Why Core-to-Core Latency MattersFebruary 02, 2023
A few years ago we had a global shortage of microchips; now, I feel there is a worldwide shortage of software developers.
Like many other software companies, Chronicle Software is rapidly expanding and interviewing candidates. We usually ask candidates to demonstrate a good knowledge of core Java, then we cover slightly more advanced concepts, such as the use of volatile memory, memory barriers and fences.
While it is important to have a high-level understanding of these concepts when writing concurrent code, it’s surprising how few Java developers with 10+ years of experience have a deep knowledge of the underlying hardware. An initial goal of Java was to “write once, run anywhere”, but does that mean we should not be sympathetic to the hardware?
Java has done an excellent job at shielding developers from their platform; it is not unreasonable that most developers would rather solve their business problem than become overly burdened with the internal workings of their silicon.
However, some sectors, such as FinTech, benefit from fast software with predictable latencies, where every last microsecond can make a massive difference to their bottom line. For these sectors, it can be beneficial to have a reasonable grasp of the underlying hardware and basic knowledge of the areas described in the following sections.
Many popular Java frameworks provide horizontal scalability by distributing their workloads over several concurrent compute units. If the number of concurrent threads exceeds the number of cores, the application will suffer a performance degradation every time the thread is swapped out to run another process. The performance cost of this swap will typically add tens of unnecessary microseconds to the overall processing time, not to mention the amount of time that is being used to process the other perhaps not-so-critical task.
Even if the number of critical threads does not exceed the number of cores, threads will still get swapped out or descheduled from time-to-time to allow other threads to run momentarily. In addition, even when a critical thread is spinning at 100% CPU, the scheduler will still occasionally move it to another free core even without obvious pressure from other threads. Such moves not only incur the cost of the switch itself, but also cause increased jitter due to cache invalidation.
To control threads from being scheduled-out we can pin each of our critical threads to a single core. Used in combination with core isolation to reduce interruptions from other tasks, this largely eliminates jitter caused by scheduler interruptions and core migrations, and maximises the benefits available from instruction and data caches.
One often overlooked consideration is core-to-core latency; if we are using the techniques mentioned above to pin our threads to cores, then it is also important to consider which threads we pin to which cores.
For example, if we are exchanging data between two cores on the same socket, then it takes around 100 nanoseconds on Intel Xeon Gold 6346. If instead we exchanged data between cores on different sockets this would take around 225 nanoseconds. The first heatmap below shows the amount of time (in nanoseconds) it takes to exchange data between cores, clearly reflecting the difference in performance when both cores are on the same socket, vs data exchanged between sockets.

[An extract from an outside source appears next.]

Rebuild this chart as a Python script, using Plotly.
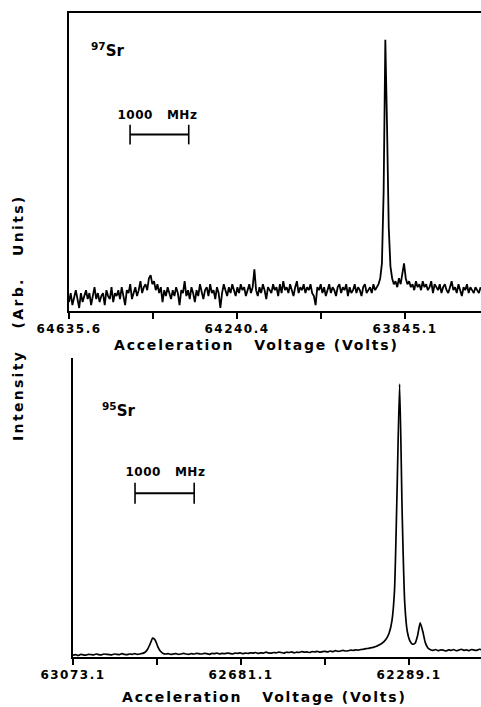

AMD architecture differs from Intel by introducing core complexes (CCX) which are subsets of cores within each socket sharing an L3 cache (vs Intel’s socket-wide L3 cache design). The number of cores in a CCX varies depending on the specific CPU, with 2, 4, and 8 being common configurations. This means that there is now a difference in performance depending on the placement of threads within a socket, as well as between sockets, with the best performance achieved when exchanging data between cores within the same CCX as is clearly seen in the second and third heatmaps below with 4- and 2-core CCXs respectively.
The following heatmaps show the latency when exchanging data between a pair of threads running on different cores, colour-coded with the lowest numbers green, and moving through yellow to red for the highest numbers. All three heatmaps use the same scale.
Intel Xeon Gold 6346 (2×16 core)
AMD EPYC 7343 (2×16 core, 4-core CCX)
AMD EPYC 73F3 (2×16 core, 2-core CCX)
In tuned Linux environments where threads have been pinned to isolated cores, the best core-to-core performance is available on AMD between cores within the same CCX. When exchanging data between cores in the same socket but across CCX groups, Intel outperforms AMD by around a factor of 2 in these tests. Intel also performs better than AMD by a similar margin when exchanging data between sockets.
Given this, when pinning a number of threads which fits within a CCX then AMD could offer superior performance for distributed applications (recall CCX sizes vary depending on CPU choice).
However, where workloads are spread over a larger number of threads, then Intel is likely to be the preferred platform given the lower, socket-wide core-to-core latencies. Intel is also likely to be the more flexible platform for accommodating expansion in the number of processes/threads given the more consistent socket-wide performance.
Another consideration for small-core-count CCX architectures is thermal management between cores within the same CCX. Specifically, the CCX design dictates that critical threads must be placed within the same CCX for best performance, but the relatively high heat density from neighbouring cores can cause performance to be throttled in some cases. By contrast, Intel’s design allows workloads to be more spread across the full socket which helps control heat density and gives more flexibility with thermal management.
Other operating systems such as macOS don’t offer quite the same level of fine-grained control as Linux when placing threads, and we are yet to spin up a mac M1 ultra, but when we do it’ll be interesting to see how it compares.